They'll Huff and Puff: "Jackals" not half-bad as standard-issue invasion thriller


Jackals (2017)
87 min., not rated (equivalent of an R).

Home-invasion movies are some of the most dependably terrifying because, unlike ghosts and monsters, someone intruding our personal domain happens in the real world. As so many other movies of this ilk have come down the pike—2007’s “Them,” 2008’s “Funny Games” and “The Strangers,” 2011’s “Kidnapped,” 2012’s “Mother’s Day,” 2013’s “The Purge” and “You’re Next,” 2016’s “Intruders," “Don’t Breathe,” and “Hush,” just to name a few—it’s hard not to feel a sense of redundancy when a new one wants to join the club. For a siege horror-thriller with a cult angle, “Jackals” surely does what it needs to do. It’s efficient, nasty and tightly wound, but it’s also so familiar, almost bordering on plagiarism, and concludes with no catharsis, relief, or hope of any kind. One’s mileage will certainly vary, but in this case, the getting-there is the destination all the way. If audience members are willing to subject themselves to being thrown into a hopeless abyss, this standard-issue home-invasion slasher isn’t half-bad.

At her family’s remote cabin in the woods, Kathy Powell (Deborah Kara Unger) awaits the arrival of her son, Justin (Ben Sullivan), who left his family to join a murderous cult. Keeping her company are self-involved son Campbell (Nick Roux) and Justin’s girlfriend Samantha (Chelsea Ricketts), along with Justin’s infant daughter. Not much later, Justin arrives involuntarily with his father, Andrew (Johnathon Schaech), with whom Kathy is divorced, and Jimmy (Stephen Dorff), who was hired by the Powells to deprogram Justin. Once Justin is brought in and tied up to a chair, the family hopes to snap him out of his warped state, while Jimmy makes it his mission to break him down. As soon as night falls, everyone inside the cabin is lined up for the slaughter when Justin’s “other” family comes for him and will do anything to get him back. Did the Powells think that the cult wouldn’t come looking for him?

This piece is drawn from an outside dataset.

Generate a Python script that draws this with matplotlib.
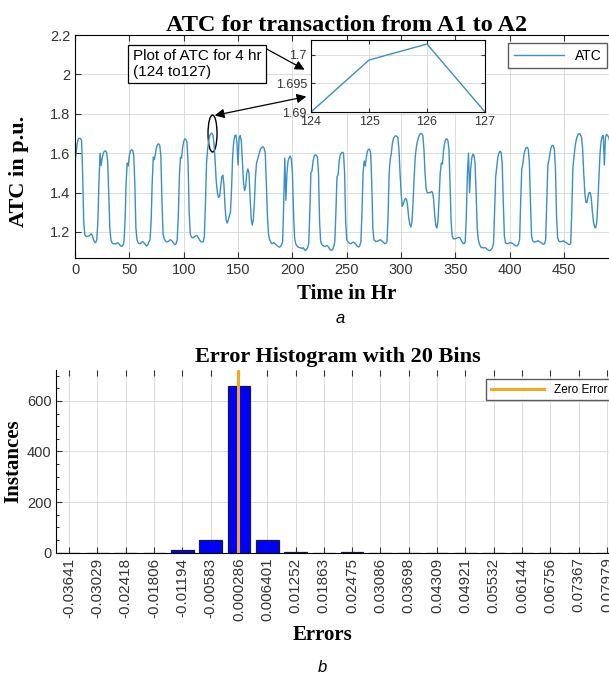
import matplotlib
matplotlib.use("Agg")
import matplotlib.pyplot as plt
import numpy as np
from matplotlib.patches import Ellipse

# hourly ATC values (p.u.), hour 0 .. 495
atc = [
    # 0-22
    1.556, 1.60, 1.65, 1.672, 1.676, 1.675, 1.665, 1.50, 1.25, 1.185,
    1.178, 1.176, 1.178, 1.18, 1.185, 1.19, 1.18, 1.16, 1.148, 1.145,
    1.16, 1.25, 1.45,
    # 23-47
    1.60, 1.537, 1.575, 1.60, 1.61, 1.612, 1.605, 1.56, 1.40, 1.22,
    1.16, 1.145, 1.14, 1.14, 1.138, 1.14, 1.145, 1.142, 1.135, 1.128,
    1.126, 1.13, 1.15, 1.25, 1.45,
    # 48-71
    1.55, 1.535, 1.59, 1.612, 1.617, 1.615, 1.59, 1.45, 1.22,
    1.16, 1.145, 1.14, 1.14, 1.145, 1.15, 1.148, 1.14, 1.132, 1.128,
    1.135, 1.15, 1.16, 1.25, 1.45,
    # 72-96
    1.58, 1.567, 1.60, 1.63, 1.645, 1.647, 1.64, 1.58, 1.35, 1.19,
    1.165, 1.155, 1.15, 1.15, 1.152, 1.158, 1.16, 1.155, 1.148, 1.14,
    1.135, 1.14, 1.16, 1.28, 1.48,
    # 97-121
    1.58, 1.575, 1.63, 1.66, 1.673, 1.67, 1.655, 1.55, 1.30, 1.19,
    1.175, 1.17, 1.172, 1.175, 1.18, 1.182, 1.175, 1.165, 1.155, 1.15,
    1.148, 1.15, 1.18, 1.35, 1.55,
    # 122-144
    1.62, 1.665, 1.69, 1.699, 1.702, 1.69, 1.64, 1.55, 1.45,
    1.40, 1.375, 1.38, 1.43, 1.48, 1.488, 1.44, 1.33, 1.26, 1.245,
    1.26, 1.28, 1.30, 1.42,
    # 145-179
    1.58, 1.66, 1.69, 1.692, 1.65, 1.54, 1.68, 1.69, 1.66, 1.55,
    1.45, 1.41, 1.43, 1.50, 1.52, 1.50, 1.38, 1.27, 1.235, 1.26,
    1.35, 1.48, 1.55, 1.57, 1.59, 1.61, 1.625, 1.63, 1.632, 1.625,
    1.60, 1.45, 1.28, 1.19, 1.16,
    # 180-203
    1.15, 1.14, 1.142, 1.145, 1.14, 1.135, 1.13, 1.125, 1.122, 1.125,
    1.135, 1.15, 1.35, 1.575, 1.36, 1.50, 1.56, 1.575, 1.585, 1.57,
    1.50, 1.30, 1.17, 1.14,
    # 204-226
    1.13, 1.125, 1.12, 1.12, 1.118, 1.115, 1.12, 1.11, 1.105, 1.11,
    1.12, 1.14, 1.30, 1.50, 1.51, 1.56, 1.585, 1.592, 1.59, 1.58,
    1.50, 1.25, 1.15,
    # 227-250
    1.135, 1.13, 1.128, 1.125, 1.128, 1.13, 1.125, 1.115, 1.108, 1.106,
    1.11, 1.125, 1.15, 1.30, 1.48, 1.49, 1.56, 1.59, 1.60, 1.605,
    1.60, 1.50, 1.25, 1.16,
    # 251-275
    1.15, 1.145, 1.14, 1.14, 1.145, 1.148, 1.145, 1.14, 1.132, 1.125,
    1.123, 1.13, 1.15, 1.30, 1.50, 1.56, 1.535, 1.58, 1.61, 1.62,
    1.62, 1.60, 1.45, 1.22, 1.16,
    # 276-312
    1.155, 1.15, 1.152, 1.155, 1.158, 1.16, 1.155, 1.15, 1.145, 1.14,
    1.142, 1.15, 1.28, 1.50, 1.57, 1.60, 1.65, 1.675, 1.685, 1.688,
    1.686, 1.68, 1.62, 1.50, 1.40, 1.33, 1.34, 1.36, 1.37, 1.365,
    1.33, 1.27, 1.24, 1.225, 1.25, 1.35, 1.48,
    # 313-347
    1.58, 1.63, 1.66, 1.68, 1.695, 1.70, 1.70, 1.69, 1.62, 1.50,
    1.42, 1.40, 1.398, 1.40, 1.40, 1.405, 1.40, 1.36, 1.28, 1.23,
    1.22, 1.26, 1.38, 1.50, 1.55, 1.545, 1.61, 1.65, 1.67, 1.673,
    1.665, 1.62, 1.45, 1.25, 1.18,
    # 348-371
    1.165, 1.165, 1.165, 1.168, 1.17, 1.172, 1.17, 1.16, 1.15, 1.142,
    1.14, 1.15, 1.28, 1.50, 1.60, 1.40, 1.52, 1.575, 1.595, 1.59,
    1.55, 1.40, 1.22, 1.16,
    # 372-396
    1.14, 1.125, 1.12, 1.12, 1.118, 1.12, 1.118, 1.112, 1.108, 1.105,
    1.106, 1.11, 1.12, 1.14, 1.30, 1.48, 1.53, 1.58, 1.60, 1.61,
    1.605, 1.55, 1.35, 1.18, 1.145,
    # 397-420
    1.14, 1.14, 1.142, 1.145, 1.145, 1.142, 1.14, 1.135, 1.13, 1.128,
    1.13, 1.14, 1.16, 1.35, 1.52, 1.545, 1.59, 1.615, 1.628, 1.63,
    1.62, 1.55, 1.35, 1.18,
    # 421-444
    1.155, 1.15, 1.148, 1.15, 1.152, 1.155, 1.15, 1.148, 1.145, 1.14,
    1.137, 1.14, 1.16, 1.35, 1.54, 1.565, 1.60, 1.63, 1.64, 1.638,
    1.62, 1.52, 1.28, 1.17,
    # 445-495
    1.155, 1.15, 1.15, 1.152, 1.155, 1.152, 1.148, 1.145, 1.14, 1.137,
    1.136, 1.14, 1.30, 1.52, 1.58, 1.63, 1.665, 1.685, 1.698, 1.70,
    1.695, 1.68, 1.62, 1.50, 1.40, 1.35, 1.35, 1.38, 1.40, 1.40,
    1.37, 1.30, 1.25, 1.225, 1.22, 1.25, 1.35, 1.48, 1.60, 1.66,
    1.685, 1.69, 1.54, 1.68, 1.695, 1.69, 1.68, 1.66, 1.58, 1.40,
    1.22,
]
hours = np.arange(len(atc))

# zoomed part, hours 124 to 127
inset_hours = [124, 125, 126, 127]
inset_atc = [1.69, 1.6991, 1.7019, 1.69]

# error histogram, 20 bins
bin_centers = [-0.03641, -0.03029, -0.02418, -0.01806, -0.01194, -0.00583,
               0.000286, 0.006401, 0.01252, 0.01863, 0.02475, 0.03086,
               0.03698, 0.04309, 0.04921, 0.05532, 0.06144, 0.06756,
               0.07367, 0.07979]
bin_labels = ["-0.03641", "-0.03029", "-0.02418", "-0.01806", "-0.01194",
              "-0.00583", "0.000286", "0.006401", "0.01252", "0.01863",
              "0.02475", "0.03086", "0.03698", "0.04309", "0.04921",
              "0.05532", "0.06144", "0.06756", "0.07367", "0.07979"]
counts = [0, 0, 0, 0, 10, 50, 660, 50, 3, 0, 2, 0, 0, 0, 0, 0, 0, 0, 0, 0]

line_col = "#3a8fc4"
tick_col = "#333333"
serif = ["Liberation Serif", "DejaVu Serif"]
sans = ["Liberation Sans", "DejaVu Sans"]

plt.rcParams["font.family"] = sans
plt.rcParams["axes.linewidth"] = 0.8

W, H = 609, 676
fig = plt.figure(figsize=(6.09, 6.76), dpi=100)

# ---------- a: ATC time series ----------
ax = fig.add_axes([0.1232, 0.6183, 0.8924, 0.3297])
ax.plot(hours, atc, color=line_col, linewidth=1.0, label="ATC")
ax.set_xlim(0, 500)
ax.set_ylim(1.067, 2.2)
ax.set_xticks(np.arange(0, 451, 50))
ax.set_yticks([1.2, 1.4, 1.6, 1.8, 2.0, 2.2])
ax.set_yticklabels(["1.2", "1.4", "1.6", "1.8", "2", "2.2"])
ax.grid(True, color="#dcdcdc", linewidth=0.7)
ax.set_axisbelow(True)
ax.tick_params(direction="in", length=4, labelsize=10.5, colors=tick_col,
               top=True, right=True)
ax.set_title("ATC for transaction from A1 to A2", family=serif,
             fontweight="bold", fontsize=17.5, pad=3)
ax.set_xlabel("Time in Hr", family=serif, fontweight="bold", fontsize=15)
ax.xaxis.set_label_coords(0.5, -0.115)
ax.set_ylabel("ATC in p.u.", family=serif, fontweight="bold", fontsize=16)
ax.yaxis.set_label_coords(-0.0846, 0.39)
ax.legend(loc="upper right", bbox_to_anchor=(607 / W, 1 - 43 / H),
          bbox_transform=fig.transFigure, borderaxespad=0, fontsize=10,
          frameon=True, fancybox=False, edgecolor="#333333",
          handlelength=3.6)

ax.add_patch(Ellipse((126.5, 1.70), 8.3, 0.188, fill=False,
                     edgecolor="black", linewidth=1.0))

# inset
axi = fig.add_axes([0.5107, 0.8343, 0.2857, 0.1065])
axi.plot(inset_hours, inset_atc, color=line_col, linewidth=1.0)
axi.set_xlim(124, 127)
axi.set_ylim(1.69, 1.7026)
axi.set_xticks(inset_hours)
axi.set_yticks([1.69, 1.695, 1.7])
axi.set_yticklabels(["1.69", "1.695", "1.7"])
axi.grid(True, color="#dcdcdc", linewidth=0.7)
axi.tick_params(direction="in", length=3, labelsize=9, colors=tick_col,
                top=True, right=True, pad=3)

# text box and arrows in figure pixels
fig.text(133 / W, 1 - 64 / H, "Plot of ATC for 4 hr\n(124 to127)",
         fontsize=11, va="center", ha="left", linespacing=1.15,
         bbox=dict(boxstyle="square,pad=0.3", facecolor="white",
                   edgecolor="black", linewidth=0.9))
ax.annotate("", xy=(307 / W, 1 - 71 / H), xytext=(263 / W, 1 - 47 / H),
            xycoords="figure fraction", textcoords="figure fraction",
            arrowprops=dict(arrowstyle="-|>", color="black", lw=0.9,
                            mutation_scale=14))
ax.annotate("", xy=(309 / W, 1 - 96 / H), xytext=(212 / W, 1 - 116 / H),
            xycoords="figure fraction", textcoords="figure fraction",
            arrowprops=dict(arrowstyle="<|-|>", color="black", lw=0.9,
                            mutation_scale=14))

fig.text(340 / W, 1 - 318 / H, "a", fontsize=12, style="italic",
         ha="center", va="center")

# ---------- b: error histogram ----------
bx = fig.add_axes([0.0924, 0.1824, 0.9256, 0.2703])
bw = bin_centers[1] - bin_centers[0]
bx.bar(bin_centers, counts, width=bw * 0.8, color="#0000ff",
       edgecolor="#1a1a40", linewidth=0.9, zorder=2)
bx.axvline(0, color="#f5a623", linewidth=2.2, label="Zero Error", zorder=3)
bx.set_xlim(-0.03917, 0.0826)
bx.set_ylim(0, 722)
bx.set_xticks(bin_centers)
bx.set_xticklabels(bin_labels, rotation=90)
bx.set_yticks([0, 200, 400, 600])
bx.set_yticks(np.arange(0, 721, 50), minor=True)
bx.grid(True, which="major", color="#dcdcdc", linewidth=0.7)
bx.set_axisbelow(True)
bx.tick_params(axis="x", labelsize=11)
bx.tick_params(direction="in", length=4, colors=tick_col, top=True)
bx.tick_params(axis="y", labelsize=10.5)
bx.tick_params(which="minor", direction="in", length=2, left=True)
bx.spines["top"].set_visible(False)
bx.spines["right"].set_visible(False)
bx.set_title("Error Histogram with 20 Bins", family=serif, fontweight="bold",
             fontsize=16, pad=6)
bx.set_xlabel("Errors", family=serif, fontweight="bold", fontsize=15)
bx.xaxis.set_label_coords((323 - 56.3) / 563.7, -0.395)
bx.set_ylabel("Instances", family=serif, fontweight="bold", fontsize=15)
bx.yaxis.set_label_coords(-0.059, 0.5)
bx.legend(loc="upper right", bbox_to_anchor=(612 / W, 1 - 379 / H),
          bbox_transform=fig.transFigure, borderaxespad=0, fontsize=8.5,
          frameon=True, fancybox=False, edgecolor="#333333",
          handlelength=4.5)

fig.text(322 / W, 1 - 668 / H, "b", fontsize=12, style="italic",
         ha="center", va="center")

fig.savefig("out.png", dpi=100)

Before the main carnage commences, the film opens on March 24, 1983 from a masked killer’s POV, shot in one unbroken take, as a home invader makes his way into a family home, stands over them in their beds and then slaughters the family of three with a pair of scissors. It sure grabs the viewer’s attention, but it isn’t anything we haven’t seen before already in 1978's "Halloween," 1986's “Manhunter” and 2012's “Sinister.” Most of “Jackals” is like that, however, director Kevin Greutert (he of the allegedly final two “Saw” movies and 2014’s Bayou-set chiller “Jessabelle”) stages most of it pretty effectively anyway. Cinematographer Andrew Russo lends dread and creepy atmosphere to the isolated, supposedly idyllic setting, and the cult members, all hiding behind animal masks, a la “You’re Next,” are certainly menacing and mean business. The family inside the cabin is outnumbered but rather resourceful, crafting makeshift weapons out of knives and putting hot oil on the stove in case the cult members make it inside. Until one gets the sense that the Powells are ultimately doomed and have no chance against the unstoppable cult, the film ekes out some very tense moments, as the family members nervously wait for the intruders to pounce.

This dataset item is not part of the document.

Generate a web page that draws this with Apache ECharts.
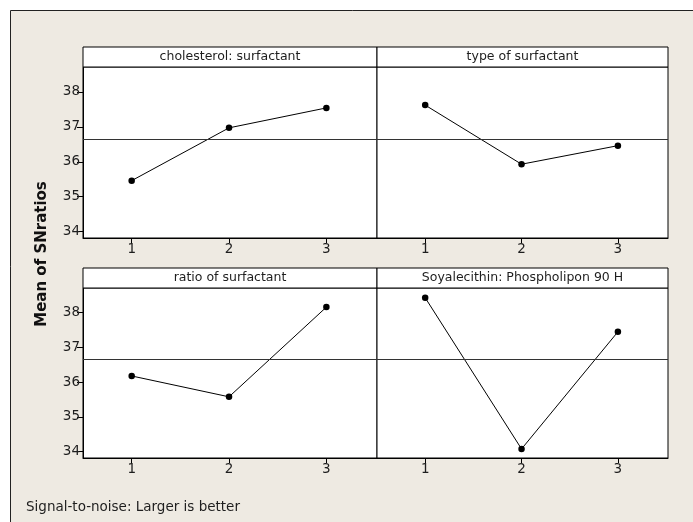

Written by Jared Rivet, the film, apparently based on true events (or so the title card says), quickly sets up the situation at hand. Had the script cared to flesh out how Justin, now going by “Thanatos,” got involved with his new “family” and what drew him into their way of thinking, the final product might have been better for it and packed even more of an emotional punch. Given the life-or-death circumstances, there isn’t a lot of time for character development, despite that of the expository variety, but the actors are all solid—particularly Deborah Kara Unger and Johnathon Schaech as a divorced couple with pent-up tension—and find ways into making their characters almost seem like more than just pigs for the slaughter. “Jackals” borrows the most from “The Strangers,” but when a derivative B-horror tale can still hold its tension for the length of its running time, it’s at least following through on its aim.